*Goal of the exercise:*
Start at the top of the records and, please, print each line exactly through the line that contains "-1321.25, -1321.0, -1320.75, -1320.5, -1320.25, -1320.0]", leaving out all pictures.

[Saved entries]
○ ○ ○ ○ ○
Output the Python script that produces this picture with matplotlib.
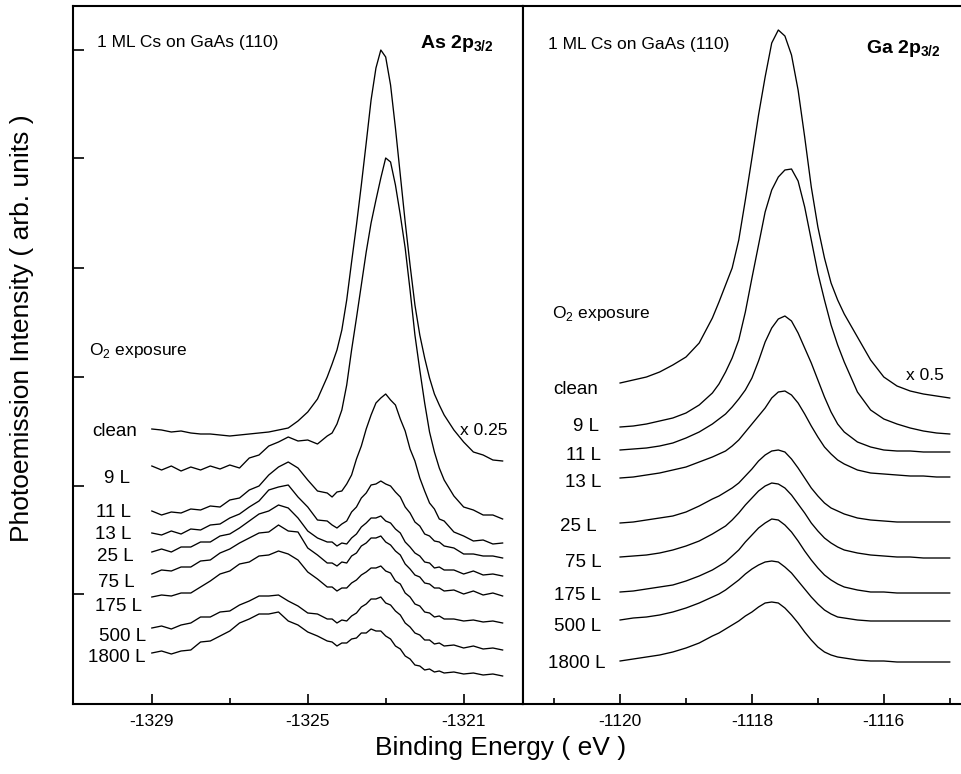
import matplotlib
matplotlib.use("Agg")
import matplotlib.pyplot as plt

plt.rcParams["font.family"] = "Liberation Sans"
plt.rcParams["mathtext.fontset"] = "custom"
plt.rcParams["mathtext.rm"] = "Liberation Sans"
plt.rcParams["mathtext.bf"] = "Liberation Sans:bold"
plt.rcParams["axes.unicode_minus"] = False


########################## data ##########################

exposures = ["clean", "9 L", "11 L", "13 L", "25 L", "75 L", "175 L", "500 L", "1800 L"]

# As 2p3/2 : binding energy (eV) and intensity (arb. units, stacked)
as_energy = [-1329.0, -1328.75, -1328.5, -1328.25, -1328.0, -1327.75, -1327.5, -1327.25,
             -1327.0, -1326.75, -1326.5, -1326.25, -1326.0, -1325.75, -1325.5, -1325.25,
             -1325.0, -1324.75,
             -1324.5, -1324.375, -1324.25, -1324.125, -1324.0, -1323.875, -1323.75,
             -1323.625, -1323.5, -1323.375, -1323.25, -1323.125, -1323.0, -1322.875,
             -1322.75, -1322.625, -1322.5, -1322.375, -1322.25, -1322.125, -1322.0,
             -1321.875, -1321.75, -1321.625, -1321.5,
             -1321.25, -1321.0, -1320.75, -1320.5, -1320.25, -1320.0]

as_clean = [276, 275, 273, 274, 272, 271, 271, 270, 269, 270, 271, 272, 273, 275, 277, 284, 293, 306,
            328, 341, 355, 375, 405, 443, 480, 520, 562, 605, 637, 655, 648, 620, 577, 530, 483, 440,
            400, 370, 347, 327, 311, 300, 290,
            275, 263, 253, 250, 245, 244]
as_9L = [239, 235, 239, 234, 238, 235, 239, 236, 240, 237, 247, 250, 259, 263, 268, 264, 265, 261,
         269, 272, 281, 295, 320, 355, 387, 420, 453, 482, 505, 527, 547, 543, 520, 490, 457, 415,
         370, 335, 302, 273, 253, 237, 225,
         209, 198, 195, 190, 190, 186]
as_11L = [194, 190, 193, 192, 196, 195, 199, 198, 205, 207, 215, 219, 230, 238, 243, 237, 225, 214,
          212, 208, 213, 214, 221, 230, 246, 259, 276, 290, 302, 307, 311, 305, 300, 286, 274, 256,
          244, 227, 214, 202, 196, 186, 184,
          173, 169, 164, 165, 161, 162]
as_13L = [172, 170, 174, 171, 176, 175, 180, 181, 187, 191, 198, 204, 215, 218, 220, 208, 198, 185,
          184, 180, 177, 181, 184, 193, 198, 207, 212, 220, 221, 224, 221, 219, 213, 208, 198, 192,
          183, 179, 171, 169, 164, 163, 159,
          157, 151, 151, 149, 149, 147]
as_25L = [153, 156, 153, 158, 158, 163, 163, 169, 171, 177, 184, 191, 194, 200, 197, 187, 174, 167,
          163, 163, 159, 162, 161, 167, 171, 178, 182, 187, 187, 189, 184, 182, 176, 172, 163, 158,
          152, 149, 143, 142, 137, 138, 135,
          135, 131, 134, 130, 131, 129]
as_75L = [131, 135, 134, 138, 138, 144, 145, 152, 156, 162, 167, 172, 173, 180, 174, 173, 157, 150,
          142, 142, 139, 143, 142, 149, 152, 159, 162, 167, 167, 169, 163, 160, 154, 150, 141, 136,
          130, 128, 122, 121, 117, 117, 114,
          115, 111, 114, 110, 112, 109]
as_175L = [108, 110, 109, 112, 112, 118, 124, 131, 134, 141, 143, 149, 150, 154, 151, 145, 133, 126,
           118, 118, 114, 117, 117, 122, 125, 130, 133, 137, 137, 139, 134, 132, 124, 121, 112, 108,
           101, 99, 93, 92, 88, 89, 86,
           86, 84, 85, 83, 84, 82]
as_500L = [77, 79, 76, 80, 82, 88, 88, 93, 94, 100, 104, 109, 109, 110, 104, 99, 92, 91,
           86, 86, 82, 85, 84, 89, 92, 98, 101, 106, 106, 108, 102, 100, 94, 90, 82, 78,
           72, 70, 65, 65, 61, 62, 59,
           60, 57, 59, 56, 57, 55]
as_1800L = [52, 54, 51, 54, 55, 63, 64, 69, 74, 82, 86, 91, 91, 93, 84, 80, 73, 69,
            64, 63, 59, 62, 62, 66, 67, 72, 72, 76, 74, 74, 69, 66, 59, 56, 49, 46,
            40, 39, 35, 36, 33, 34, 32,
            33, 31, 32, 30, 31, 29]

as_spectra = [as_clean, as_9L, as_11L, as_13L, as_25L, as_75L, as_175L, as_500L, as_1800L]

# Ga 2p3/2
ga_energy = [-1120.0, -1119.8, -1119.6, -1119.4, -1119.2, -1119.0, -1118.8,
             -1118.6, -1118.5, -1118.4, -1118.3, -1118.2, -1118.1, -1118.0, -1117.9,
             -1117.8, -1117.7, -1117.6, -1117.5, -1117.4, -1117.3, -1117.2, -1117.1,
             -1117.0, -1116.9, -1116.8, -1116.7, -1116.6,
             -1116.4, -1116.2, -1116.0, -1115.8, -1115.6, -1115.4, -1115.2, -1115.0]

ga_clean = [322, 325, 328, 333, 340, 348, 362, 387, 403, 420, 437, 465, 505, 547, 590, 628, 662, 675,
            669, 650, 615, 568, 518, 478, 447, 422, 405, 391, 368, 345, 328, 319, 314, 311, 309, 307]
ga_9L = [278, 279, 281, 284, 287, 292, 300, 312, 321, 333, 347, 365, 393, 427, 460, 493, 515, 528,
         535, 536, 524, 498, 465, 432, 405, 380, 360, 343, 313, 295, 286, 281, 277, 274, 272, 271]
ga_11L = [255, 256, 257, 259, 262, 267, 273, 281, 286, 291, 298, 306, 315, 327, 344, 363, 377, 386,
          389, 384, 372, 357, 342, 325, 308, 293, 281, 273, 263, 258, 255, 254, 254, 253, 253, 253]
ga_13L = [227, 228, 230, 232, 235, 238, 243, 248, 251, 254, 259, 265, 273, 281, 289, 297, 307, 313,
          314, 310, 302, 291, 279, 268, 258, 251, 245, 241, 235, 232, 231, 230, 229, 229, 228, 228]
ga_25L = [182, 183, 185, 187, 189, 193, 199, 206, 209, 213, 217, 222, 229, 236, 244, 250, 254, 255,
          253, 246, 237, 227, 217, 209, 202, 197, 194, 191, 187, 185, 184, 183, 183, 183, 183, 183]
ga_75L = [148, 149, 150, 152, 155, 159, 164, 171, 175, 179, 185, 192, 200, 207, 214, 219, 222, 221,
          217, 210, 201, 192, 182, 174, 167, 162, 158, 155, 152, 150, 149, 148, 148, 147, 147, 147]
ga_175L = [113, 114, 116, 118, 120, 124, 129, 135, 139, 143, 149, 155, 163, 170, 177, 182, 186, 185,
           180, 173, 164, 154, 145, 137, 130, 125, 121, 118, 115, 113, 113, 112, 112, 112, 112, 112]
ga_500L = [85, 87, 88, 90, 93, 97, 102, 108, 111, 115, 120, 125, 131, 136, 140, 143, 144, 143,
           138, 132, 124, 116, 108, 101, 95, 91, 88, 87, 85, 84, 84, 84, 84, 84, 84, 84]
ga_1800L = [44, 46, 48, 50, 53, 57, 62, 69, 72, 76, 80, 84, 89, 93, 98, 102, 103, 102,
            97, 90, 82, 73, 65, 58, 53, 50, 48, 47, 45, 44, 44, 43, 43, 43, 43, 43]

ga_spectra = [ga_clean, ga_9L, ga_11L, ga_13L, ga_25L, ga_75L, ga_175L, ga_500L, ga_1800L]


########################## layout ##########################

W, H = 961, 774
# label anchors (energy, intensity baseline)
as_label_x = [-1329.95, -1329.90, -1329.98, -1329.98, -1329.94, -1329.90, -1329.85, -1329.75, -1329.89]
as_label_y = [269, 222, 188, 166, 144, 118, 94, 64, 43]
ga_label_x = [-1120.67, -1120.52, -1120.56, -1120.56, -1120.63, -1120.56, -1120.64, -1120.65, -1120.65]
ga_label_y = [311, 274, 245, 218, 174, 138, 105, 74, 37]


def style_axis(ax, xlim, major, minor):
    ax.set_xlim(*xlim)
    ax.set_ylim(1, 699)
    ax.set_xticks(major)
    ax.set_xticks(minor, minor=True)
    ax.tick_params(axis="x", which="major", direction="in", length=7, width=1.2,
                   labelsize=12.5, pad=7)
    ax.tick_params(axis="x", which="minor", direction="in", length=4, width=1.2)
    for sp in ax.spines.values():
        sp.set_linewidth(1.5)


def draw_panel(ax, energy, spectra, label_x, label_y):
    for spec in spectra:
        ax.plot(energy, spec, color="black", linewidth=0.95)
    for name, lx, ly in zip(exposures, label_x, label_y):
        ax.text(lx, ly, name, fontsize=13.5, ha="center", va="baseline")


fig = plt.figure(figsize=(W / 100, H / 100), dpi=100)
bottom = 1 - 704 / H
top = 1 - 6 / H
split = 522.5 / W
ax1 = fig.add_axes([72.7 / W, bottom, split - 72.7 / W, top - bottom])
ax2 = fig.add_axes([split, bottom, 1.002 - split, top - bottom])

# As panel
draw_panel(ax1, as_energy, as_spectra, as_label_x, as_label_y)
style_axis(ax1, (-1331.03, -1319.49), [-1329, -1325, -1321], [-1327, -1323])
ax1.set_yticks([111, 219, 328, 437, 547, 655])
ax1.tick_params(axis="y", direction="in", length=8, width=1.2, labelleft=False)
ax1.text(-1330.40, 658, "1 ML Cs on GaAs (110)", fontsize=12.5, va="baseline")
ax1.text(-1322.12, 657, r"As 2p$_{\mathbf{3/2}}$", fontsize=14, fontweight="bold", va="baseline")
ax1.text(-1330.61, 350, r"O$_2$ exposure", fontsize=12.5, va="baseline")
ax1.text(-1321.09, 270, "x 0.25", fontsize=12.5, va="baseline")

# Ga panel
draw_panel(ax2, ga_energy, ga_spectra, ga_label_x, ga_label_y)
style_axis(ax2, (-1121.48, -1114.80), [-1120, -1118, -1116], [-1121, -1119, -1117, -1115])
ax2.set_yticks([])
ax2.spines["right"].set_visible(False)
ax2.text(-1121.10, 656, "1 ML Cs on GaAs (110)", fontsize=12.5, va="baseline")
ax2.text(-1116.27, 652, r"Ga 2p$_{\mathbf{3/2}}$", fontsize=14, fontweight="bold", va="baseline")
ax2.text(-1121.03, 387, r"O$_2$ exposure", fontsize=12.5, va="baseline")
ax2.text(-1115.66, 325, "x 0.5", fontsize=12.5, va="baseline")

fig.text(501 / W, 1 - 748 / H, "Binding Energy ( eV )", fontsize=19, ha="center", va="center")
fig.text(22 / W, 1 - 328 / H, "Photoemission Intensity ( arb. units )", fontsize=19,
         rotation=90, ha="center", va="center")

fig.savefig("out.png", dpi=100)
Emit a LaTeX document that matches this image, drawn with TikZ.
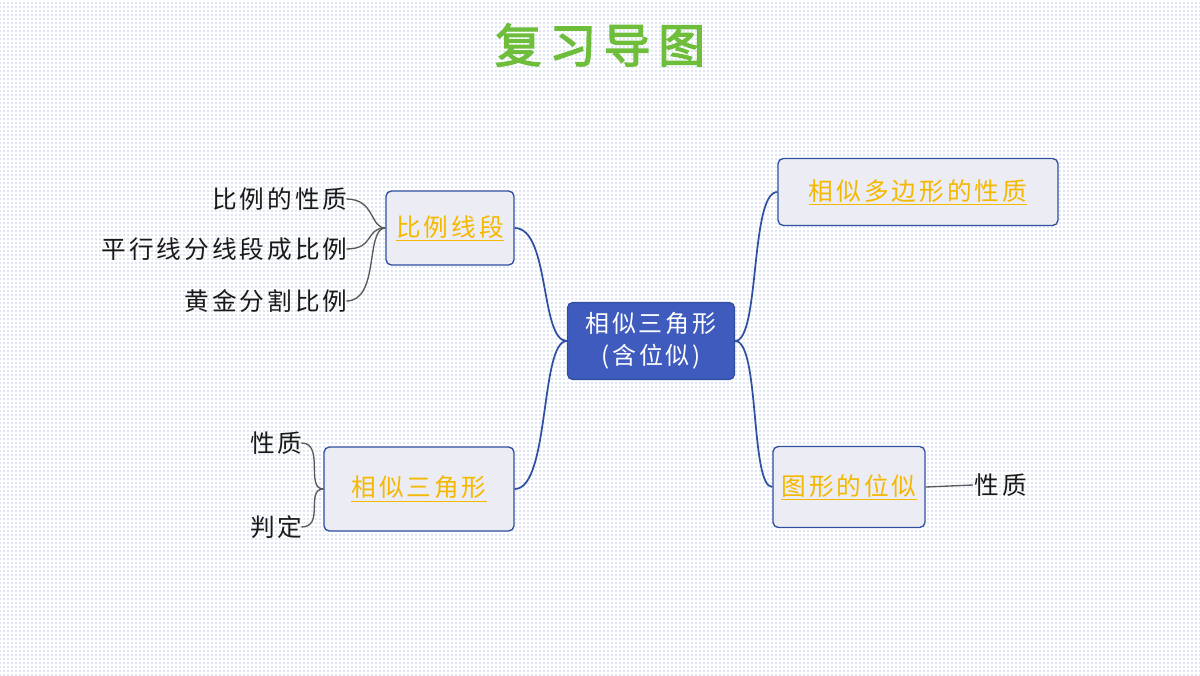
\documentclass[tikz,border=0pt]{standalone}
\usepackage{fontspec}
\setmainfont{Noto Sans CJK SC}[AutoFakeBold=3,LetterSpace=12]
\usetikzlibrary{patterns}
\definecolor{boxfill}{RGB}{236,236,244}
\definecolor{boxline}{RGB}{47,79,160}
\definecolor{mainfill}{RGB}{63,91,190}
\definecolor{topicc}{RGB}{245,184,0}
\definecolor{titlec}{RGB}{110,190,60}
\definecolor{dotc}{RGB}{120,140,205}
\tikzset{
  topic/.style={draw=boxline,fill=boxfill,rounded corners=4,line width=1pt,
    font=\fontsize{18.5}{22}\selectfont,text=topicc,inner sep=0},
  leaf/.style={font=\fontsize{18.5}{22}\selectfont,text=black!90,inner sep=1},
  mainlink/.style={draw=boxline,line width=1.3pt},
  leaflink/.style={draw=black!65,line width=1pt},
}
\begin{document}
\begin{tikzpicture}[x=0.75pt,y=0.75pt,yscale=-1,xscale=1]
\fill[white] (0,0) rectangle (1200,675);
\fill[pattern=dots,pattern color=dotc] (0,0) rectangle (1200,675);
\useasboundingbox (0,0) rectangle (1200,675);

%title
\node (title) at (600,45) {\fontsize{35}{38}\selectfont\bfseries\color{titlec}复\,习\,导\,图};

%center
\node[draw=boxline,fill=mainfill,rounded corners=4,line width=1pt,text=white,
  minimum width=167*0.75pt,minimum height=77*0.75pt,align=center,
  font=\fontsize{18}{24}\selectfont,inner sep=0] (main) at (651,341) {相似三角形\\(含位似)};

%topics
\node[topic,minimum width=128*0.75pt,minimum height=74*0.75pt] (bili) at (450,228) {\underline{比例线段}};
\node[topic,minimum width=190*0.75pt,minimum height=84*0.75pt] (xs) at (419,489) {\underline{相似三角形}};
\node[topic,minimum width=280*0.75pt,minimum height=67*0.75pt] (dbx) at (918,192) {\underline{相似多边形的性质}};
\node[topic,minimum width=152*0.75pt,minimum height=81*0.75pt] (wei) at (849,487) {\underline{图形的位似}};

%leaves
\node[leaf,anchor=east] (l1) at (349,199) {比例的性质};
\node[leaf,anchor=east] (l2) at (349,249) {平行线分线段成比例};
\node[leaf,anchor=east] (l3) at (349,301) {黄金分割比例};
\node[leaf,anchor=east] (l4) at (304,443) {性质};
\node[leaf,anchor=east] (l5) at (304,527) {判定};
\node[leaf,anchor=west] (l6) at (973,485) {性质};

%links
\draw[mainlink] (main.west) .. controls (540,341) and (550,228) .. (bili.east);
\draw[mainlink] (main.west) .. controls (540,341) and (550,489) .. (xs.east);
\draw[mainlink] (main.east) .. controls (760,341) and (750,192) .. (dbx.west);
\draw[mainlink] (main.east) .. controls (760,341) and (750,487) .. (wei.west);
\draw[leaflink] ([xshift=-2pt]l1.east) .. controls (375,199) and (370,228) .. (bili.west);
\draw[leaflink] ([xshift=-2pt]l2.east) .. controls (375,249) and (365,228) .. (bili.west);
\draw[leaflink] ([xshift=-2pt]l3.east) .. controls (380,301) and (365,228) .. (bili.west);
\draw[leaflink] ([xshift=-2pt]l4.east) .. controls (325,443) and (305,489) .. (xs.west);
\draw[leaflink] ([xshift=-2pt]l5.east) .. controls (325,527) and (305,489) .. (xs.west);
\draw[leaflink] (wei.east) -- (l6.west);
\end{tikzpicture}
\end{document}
○ ○ ○ ○ ○
*Solution:*
Output the Python script that produces this picture with matplotlib.
import matplotlib
matplotlib.use("Agg")
import matplotlib.pyplot as plt

plt.rcParams["font.family"] = "Liberation Sans"
plt.rcParams["mathtext.fontset"] = "custom"
plt.rcParams["mathtext.rm"] = "Liberation Sans"
plt.rcParams["mathtext.bf"] = "Liberation Sans:bold"
plt.rcParams["axes.unicode_minus"] = False


########################## data ##########################

exposures = ["clean", "9 L", "11 L", "13 L", "25 L", "75 L", "175 L", "500 L", "1800 L"]

# As 2p3/2 : binding energy (eV) and intensity (arb. units, stacked)
as_energy = [-1329.0, -1328.75, -1328.5, -1328.25, -1328.0, -1327.75, -1327.5, -1327.25,
             -1327.0, -1326.75, -1326.5, -1326.25, -1326.0, -1325.75, -1325.5, -1325.25,
             -1325.0, -1324.75,
             -1324.5, -1324.375, -1324.25, -1324.125, -1324.0, -1323.875, -1323.75,
             -1323.625, -1323.5, -1323.375, -1323.25, -1323.125, -1323.0, -1322.875,
             -1322.75, -1322.625, -1322.5, -1322.375, -1322.25, -1322.125, -1322.0,
             -1321.875, -1321.75, -1321.625, -1321.5,
             -1321.25, -1321.0, -1320.75, -1320.5, -1320.25, -1320.0]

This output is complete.